Capsule endoscopy is a fairly new method used to evaluate the lining of the small bowel. It is otherwise known as the “pill cam.” The bowels are divided into three portions – the upper portion includes your stomach and can be easily reached by gastroscopy. The lower portion is your colon, which can be thoroughly seen via colonoscopy. The middle section, the small bowel, is too long and winding to be reached effectively with an endoscope. Capsule endoscopy is a means by which the small bowel lining can be seen. Capsule endoscopy involves swallowing a small capsule with a battery and camera inside. As the capsule meanders through your small bowel, images are taken of the small bowel lining.


The capsule is about the size of a vitamin pill. Once it is swallowed, images of your bowel are obtained continuously for eight hours. You will wear a sensor device to store the images. At the end of the day you will return to the office, the sensor will be removed, and the images will be downloaded to a computer, so that your physician can review the images. The capsule will spontaneously pass through your system and be eliminated within a bowel movement. Passage of the capsule does not hurt and you may not realize when the capsule passes. Most patients consider the test comfortable. You should not be near MRI equipment while wearing the sensor.

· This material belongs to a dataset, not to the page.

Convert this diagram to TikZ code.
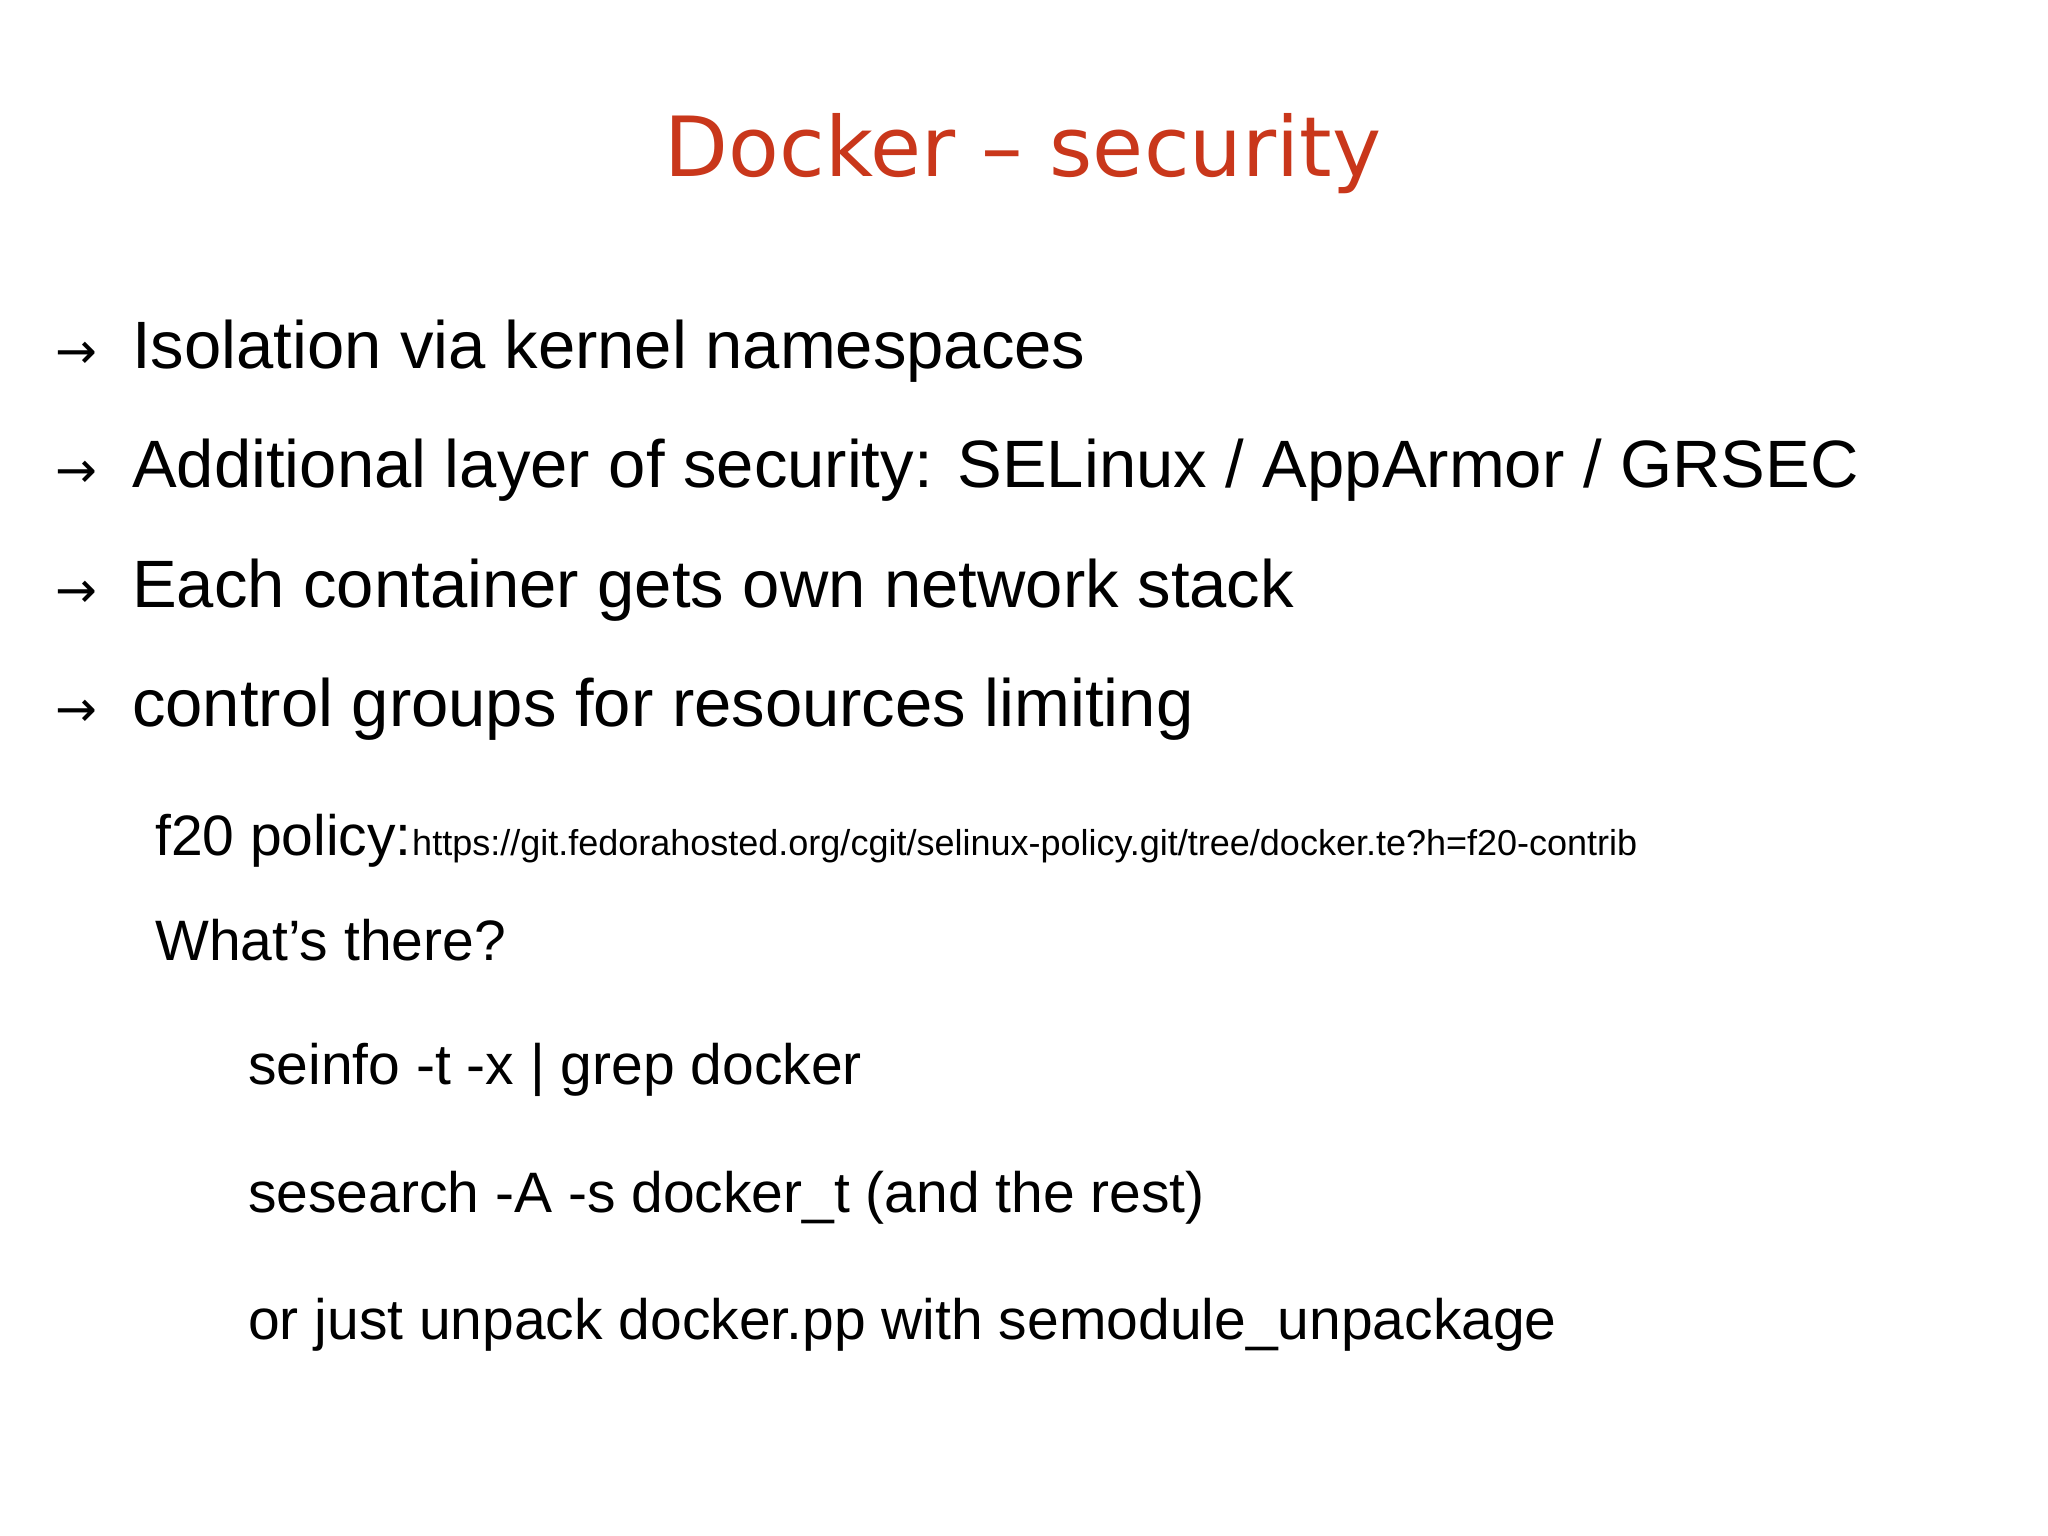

Images will be clearer if the bowel is free of waste material, so you will be asked to drink a flushing solution the day prior to swallowing the capsule. Once you have ingested the pill camera, you can drink clear liquids after two hours and eat a light meal after four hours, unless instructed otherwise by your physician. You should avoid vigorous activity like running or jumping during the capsule exam. Results are generally available within one week.

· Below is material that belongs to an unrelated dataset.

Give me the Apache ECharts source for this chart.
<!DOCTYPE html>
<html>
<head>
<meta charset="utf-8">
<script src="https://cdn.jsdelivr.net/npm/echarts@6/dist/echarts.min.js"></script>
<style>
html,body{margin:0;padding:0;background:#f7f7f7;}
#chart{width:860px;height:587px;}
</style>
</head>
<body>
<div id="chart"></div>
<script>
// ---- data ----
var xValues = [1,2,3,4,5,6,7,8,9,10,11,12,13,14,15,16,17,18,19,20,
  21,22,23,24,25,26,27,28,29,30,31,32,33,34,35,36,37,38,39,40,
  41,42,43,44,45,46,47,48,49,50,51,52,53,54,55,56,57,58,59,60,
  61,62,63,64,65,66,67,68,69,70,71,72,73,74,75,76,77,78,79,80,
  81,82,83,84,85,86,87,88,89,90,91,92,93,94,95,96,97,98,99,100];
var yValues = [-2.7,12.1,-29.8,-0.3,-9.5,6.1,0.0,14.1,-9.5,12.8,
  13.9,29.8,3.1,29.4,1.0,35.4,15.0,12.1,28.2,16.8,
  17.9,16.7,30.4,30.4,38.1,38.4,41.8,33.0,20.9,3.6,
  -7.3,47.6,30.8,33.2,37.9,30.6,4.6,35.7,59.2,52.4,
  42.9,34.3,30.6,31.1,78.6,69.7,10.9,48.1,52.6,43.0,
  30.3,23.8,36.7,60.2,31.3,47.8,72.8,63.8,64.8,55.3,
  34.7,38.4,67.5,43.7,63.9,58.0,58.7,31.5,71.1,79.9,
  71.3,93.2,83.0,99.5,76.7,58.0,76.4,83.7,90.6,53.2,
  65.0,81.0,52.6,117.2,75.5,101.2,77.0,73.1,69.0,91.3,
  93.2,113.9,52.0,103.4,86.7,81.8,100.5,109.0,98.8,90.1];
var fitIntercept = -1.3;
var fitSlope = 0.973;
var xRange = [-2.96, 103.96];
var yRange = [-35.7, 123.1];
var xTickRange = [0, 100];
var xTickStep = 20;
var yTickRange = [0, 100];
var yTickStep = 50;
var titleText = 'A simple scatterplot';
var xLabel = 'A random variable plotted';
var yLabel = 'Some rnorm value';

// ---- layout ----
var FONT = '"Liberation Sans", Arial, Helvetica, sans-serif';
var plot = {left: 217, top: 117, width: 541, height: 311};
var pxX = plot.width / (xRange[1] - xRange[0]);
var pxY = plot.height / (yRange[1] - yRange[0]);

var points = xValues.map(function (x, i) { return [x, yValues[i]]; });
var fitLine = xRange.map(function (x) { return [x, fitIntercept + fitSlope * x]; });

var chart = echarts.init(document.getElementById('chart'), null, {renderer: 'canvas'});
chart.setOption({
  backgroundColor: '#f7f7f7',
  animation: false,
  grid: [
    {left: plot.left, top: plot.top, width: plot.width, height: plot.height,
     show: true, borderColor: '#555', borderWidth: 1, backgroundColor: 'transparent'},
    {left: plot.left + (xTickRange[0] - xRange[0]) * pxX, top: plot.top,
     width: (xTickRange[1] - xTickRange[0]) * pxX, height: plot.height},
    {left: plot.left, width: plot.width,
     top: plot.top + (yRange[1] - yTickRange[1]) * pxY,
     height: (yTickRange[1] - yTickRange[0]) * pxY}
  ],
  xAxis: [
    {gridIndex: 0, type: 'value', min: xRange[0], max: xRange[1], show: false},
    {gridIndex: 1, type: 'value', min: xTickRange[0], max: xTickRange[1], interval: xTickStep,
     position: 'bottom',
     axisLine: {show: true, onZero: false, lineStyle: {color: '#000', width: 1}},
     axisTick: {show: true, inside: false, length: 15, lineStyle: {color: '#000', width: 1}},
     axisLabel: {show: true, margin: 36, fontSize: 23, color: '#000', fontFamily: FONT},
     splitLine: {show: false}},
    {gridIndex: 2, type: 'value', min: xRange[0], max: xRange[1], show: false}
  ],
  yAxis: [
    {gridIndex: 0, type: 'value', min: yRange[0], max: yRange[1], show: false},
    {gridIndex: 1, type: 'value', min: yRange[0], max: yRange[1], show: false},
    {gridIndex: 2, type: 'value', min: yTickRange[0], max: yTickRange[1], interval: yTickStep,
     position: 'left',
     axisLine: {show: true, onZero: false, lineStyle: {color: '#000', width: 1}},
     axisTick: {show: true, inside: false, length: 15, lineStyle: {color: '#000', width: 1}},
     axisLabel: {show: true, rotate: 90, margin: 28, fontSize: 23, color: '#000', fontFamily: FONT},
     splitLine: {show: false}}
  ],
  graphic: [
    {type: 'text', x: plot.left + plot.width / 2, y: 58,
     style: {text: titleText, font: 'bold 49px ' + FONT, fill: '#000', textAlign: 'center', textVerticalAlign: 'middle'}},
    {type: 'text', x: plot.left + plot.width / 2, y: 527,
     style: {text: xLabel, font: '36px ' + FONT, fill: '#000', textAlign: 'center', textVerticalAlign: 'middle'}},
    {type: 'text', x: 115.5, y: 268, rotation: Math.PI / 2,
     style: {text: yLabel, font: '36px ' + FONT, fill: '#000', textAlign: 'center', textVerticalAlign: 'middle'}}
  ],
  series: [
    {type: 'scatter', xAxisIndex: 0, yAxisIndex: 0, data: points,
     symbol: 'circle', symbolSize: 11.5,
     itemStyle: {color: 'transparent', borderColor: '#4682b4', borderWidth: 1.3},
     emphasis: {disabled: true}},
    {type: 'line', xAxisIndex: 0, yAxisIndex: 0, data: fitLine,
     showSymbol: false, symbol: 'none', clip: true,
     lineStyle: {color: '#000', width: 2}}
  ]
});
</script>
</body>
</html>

As is the case with all new tests, some insurance companies do not provide benefits for capsule endoscopy. Please check with your insurer and our office prior to arranging for your capsule endoscopy appointment.


As alluded to earlier, evaluating the lining of the small bowel can be difficult. There are several tests available, such as CT scan, x-rays, or upper GI with small bowel follow-through. None of these tests, however, provides images of the bowel lining. Capsule endoscopy is unique in this sense – it allows your physician to see inside of the bowel. Although any suspected condition of the small bowel can be a reason to have capsule endoscopy, some of the more common causes include Crohn’s disease, gastrointestinal bleeding of unclear source, malignancy, polyps, and ulcers. Capsule endoscopy is not an adequate test for evaluating the colon and cannot be used in place of colonoscopy.


The most serious complication is entrapment of the capsule within the gastrointestinal tract. If this occurs, surgery or conventional endoscopy could be necessary to remove the capsule. Please alert your physician if you have had prior abdominal surgery, bowel obstructions, adhesions, or inflammatory bowel disease. If you experience abdominal pain, bloating or vomiting during the capsule test, call your doctor immediately. If you develop chest pain, difficulty swallowing or a fever after the test, please call your physician immediately. Be careful not to prematurely disconnect the sensor, as data could be lost.